Here's the new view from our verandah: Kate and Scully enjoying their new home and the shorter waratah that will quickly thicken up and give us beautiful blooms to enjoy.
Good day's work!

Saturday, November 9, 2013

Exeter open gardens

Today we went to the four open gardens at Exeter, here in the Southern Highlands, completing the trifecta of gardens at Robertson and Bundanoon.

Sadly they were mostly disappointing.  The last however made up for the others and I am glad we did experience it last, to end the trek on  high note.

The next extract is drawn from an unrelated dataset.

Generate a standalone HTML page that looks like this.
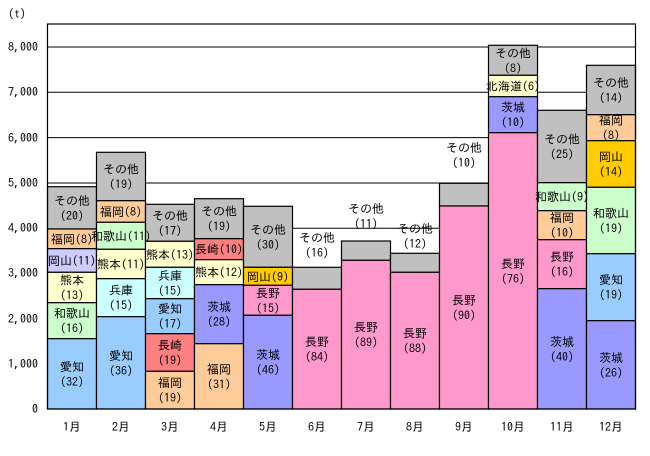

A large garden called Allways was truly delightful.  And the volunteers on the gate were friendly and kind and offered to mind Benny so he didn't have to stay in the car.  My photos do not do it justice.

Monday, November 4, 2013

I now believe in UFOs

Isn't this an amazing cloud! There was a bunch of them floating over the paddocks of Bowral but this was the most spectacular. I believe it is called a lenticular cloud, but come on, surely this added to the UFO legend.

Stuffed cabbage rolls

A new tradition: preparing Tuesday night's dinner on Monday night.
This week it is Savoy cabbage rolls stuffed with spicy lentils and topped ith a tangy tomato sauce.
The cabbage came from my neighbour's spectacular vegetable garden.

Why the tradition? Howard works Monday nights so I ususally just have left overs or something on toast. Tuesday nights I go to a dance class and get home late. It helps to have something ready to pop into the oven.